▶ [Collected material]:
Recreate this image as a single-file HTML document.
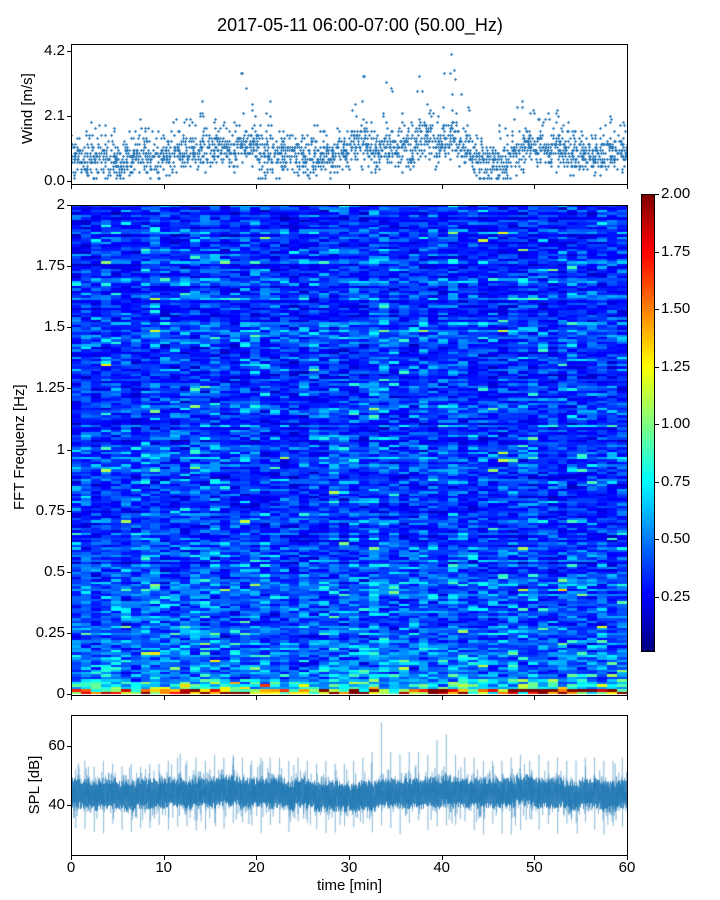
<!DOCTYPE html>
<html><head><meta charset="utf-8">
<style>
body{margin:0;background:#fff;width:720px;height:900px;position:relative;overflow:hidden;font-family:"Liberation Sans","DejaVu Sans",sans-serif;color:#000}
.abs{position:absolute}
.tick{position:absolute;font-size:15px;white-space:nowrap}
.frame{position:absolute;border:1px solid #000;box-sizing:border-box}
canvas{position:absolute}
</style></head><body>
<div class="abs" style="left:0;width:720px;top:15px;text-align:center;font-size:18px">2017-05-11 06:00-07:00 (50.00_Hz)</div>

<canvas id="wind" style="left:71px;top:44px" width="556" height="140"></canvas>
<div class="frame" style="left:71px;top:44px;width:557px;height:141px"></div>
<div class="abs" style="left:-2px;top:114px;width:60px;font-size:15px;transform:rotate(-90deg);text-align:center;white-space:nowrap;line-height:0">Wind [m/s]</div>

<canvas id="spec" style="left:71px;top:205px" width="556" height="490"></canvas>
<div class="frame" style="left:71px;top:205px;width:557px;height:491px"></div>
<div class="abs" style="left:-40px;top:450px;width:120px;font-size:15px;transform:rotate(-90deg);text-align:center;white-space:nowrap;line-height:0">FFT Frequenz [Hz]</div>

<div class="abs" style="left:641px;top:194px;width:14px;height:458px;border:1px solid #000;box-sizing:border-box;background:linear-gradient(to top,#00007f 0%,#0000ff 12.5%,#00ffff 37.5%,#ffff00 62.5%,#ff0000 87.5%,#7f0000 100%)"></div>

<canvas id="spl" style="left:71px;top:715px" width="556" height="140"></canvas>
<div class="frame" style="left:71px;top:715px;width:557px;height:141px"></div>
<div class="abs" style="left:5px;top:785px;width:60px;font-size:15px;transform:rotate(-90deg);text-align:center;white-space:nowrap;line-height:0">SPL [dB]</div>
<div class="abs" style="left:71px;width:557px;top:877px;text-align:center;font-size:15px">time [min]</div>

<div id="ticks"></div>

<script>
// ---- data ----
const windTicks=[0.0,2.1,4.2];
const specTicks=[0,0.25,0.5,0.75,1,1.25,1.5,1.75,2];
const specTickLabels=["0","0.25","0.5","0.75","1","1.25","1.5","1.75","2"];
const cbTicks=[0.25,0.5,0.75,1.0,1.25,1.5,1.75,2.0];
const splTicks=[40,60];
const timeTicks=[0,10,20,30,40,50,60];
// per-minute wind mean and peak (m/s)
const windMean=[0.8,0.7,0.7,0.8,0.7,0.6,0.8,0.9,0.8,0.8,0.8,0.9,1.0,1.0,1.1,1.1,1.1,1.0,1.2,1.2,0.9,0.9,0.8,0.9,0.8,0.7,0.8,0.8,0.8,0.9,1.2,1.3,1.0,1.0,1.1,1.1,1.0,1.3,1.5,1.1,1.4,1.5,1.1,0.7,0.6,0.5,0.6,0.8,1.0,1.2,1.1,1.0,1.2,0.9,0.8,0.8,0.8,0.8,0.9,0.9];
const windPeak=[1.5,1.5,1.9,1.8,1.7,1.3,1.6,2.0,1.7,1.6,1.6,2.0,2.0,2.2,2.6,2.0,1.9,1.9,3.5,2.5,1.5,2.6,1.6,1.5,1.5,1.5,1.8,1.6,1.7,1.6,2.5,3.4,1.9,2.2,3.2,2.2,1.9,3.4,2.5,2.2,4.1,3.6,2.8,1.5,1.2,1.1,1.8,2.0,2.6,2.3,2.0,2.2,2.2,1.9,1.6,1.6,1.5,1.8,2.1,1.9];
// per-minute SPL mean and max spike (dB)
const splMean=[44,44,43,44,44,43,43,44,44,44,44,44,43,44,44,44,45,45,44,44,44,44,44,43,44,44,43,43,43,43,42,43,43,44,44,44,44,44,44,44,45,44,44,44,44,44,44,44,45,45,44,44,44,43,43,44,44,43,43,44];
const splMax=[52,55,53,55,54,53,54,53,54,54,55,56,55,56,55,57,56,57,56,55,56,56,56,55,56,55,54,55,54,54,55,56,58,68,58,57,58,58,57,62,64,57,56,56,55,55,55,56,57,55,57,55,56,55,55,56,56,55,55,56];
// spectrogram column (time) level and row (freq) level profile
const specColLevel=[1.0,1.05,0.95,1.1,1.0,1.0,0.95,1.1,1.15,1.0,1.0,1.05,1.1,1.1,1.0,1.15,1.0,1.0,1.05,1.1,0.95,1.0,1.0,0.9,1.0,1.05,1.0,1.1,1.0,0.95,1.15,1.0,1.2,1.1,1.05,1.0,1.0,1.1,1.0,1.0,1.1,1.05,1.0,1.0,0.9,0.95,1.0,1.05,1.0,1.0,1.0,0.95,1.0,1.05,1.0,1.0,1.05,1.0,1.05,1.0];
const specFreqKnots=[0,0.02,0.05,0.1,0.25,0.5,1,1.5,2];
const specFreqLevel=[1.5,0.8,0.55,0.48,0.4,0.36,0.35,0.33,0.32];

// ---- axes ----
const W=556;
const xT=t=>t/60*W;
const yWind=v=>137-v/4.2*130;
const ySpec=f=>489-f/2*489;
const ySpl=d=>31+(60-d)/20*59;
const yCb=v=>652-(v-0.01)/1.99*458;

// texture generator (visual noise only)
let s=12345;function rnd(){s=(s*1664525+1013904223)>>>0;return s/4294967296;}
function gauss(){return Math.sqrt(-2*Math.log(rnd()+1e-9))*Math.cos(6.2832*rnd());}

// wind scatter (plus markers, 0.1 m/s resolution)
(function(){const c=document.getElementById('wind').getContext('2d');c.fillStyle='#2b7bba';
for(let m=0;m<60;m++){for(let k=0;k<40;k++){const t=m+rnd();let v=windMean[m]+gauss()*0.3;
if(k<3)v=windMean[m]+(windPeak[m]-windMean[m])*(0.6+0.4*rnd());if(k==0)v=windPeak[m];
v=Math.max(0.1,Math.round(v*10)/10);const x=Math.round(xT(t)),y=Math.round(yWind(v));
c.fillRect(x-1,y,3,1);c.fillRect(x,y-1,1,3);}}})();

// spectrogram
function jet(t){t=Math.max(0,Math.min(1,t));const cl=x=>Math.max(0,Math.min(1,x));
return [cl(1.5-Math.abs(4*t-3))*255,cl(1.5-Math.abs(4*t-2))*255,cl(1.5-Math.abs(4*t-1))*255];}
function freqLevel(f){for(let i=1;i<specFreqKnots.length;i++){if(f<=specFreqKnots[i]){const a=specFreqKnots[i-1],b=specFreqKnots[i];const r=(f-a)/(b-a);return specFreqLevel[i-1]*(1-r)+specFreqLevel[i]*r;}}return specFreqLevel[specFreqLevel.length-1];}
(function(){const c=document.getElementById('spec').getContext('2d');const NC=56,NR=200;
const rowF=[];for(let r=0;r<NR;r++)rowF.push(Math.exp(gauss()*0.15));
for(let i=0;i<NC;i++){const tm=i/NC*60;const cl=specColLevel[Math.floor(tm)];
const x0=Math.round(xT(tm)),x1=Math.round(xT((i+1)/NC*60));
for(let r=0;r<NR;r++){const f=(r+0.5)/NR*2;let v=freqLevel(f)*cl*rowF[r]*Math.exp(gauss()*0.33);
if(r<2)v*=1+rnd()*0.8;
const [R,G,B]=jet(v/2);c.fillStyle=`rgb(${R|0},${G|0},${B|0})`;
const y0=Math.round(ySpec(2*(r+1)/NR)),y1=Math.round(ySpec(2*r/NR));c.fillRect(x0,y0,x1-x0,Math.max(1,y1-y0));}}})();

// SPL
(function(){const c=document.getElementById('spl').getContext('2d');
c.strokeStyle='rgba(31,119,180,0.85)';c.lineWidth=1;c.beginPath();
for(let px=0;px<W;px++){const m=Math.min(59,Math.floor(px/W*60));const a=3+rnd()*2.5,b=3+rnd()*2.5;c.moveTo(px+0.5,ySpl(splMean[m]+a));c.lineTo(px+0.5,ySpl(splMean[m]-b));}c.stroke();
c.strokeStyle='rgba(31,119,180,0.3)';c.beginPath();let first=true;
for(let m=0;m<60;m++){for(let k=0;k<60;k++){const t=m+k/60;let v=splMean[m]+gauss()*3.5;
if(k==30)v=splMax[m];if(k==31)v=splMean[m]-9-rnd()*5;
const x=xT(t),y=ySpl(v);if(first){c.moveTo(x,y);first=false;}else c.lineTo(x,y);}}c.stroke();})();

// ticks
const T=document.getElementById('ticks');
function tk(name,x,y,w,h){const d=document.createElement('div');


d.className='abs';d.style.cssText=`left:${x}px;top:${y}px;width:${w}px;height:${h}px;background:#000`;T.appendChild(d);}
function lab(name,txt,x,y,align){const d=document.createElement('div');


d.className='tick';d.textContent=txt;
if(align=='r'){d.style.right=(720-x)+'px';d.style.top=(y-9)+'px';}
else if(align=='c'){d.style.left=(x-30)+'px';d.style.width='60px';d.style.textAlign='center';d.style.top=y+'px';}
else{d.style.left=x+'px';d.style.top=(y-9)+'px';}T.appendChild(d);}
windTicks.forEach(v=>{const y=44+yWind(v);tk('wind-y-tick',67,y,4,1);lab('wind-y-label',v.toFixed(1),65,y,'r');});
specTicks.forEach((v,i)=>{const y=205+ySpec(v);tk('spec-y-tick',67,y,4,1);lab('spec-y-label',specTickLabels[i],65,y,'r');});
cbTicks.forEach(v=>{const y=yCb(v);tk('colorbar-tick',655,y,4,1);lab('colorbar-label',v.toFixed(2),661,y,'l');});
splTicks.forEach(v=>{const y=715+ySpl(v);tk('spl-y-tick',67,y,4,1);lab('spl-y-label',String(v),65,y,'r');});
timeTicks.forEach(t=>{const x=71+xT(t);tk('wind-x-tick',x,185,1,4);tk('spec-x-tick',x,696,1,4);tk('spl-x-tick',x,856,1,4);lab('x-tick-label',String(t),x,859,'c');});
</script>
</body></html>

▶ [Exercise details]:
Pick out the lines above containing the word "document", then copy them.

▶ [Output of the task]:
Recreate this image as a single-file HTML document.
(function(){const c=document.getElementById('wind').getContext('2d');c.fillStyle='#2b7bba';
(function(){const c=document.getElementById('spec').getContext('2d');const NC=56,NR=200;
(function(){const c=document.getElementById('spl').getContext('2d');
const T=document.getElementById('ticks');
function tk(name,x,y,w,h){const d=document.createElement('div');
function lab(name,txt,x,y,align){const d=document.createElement('div');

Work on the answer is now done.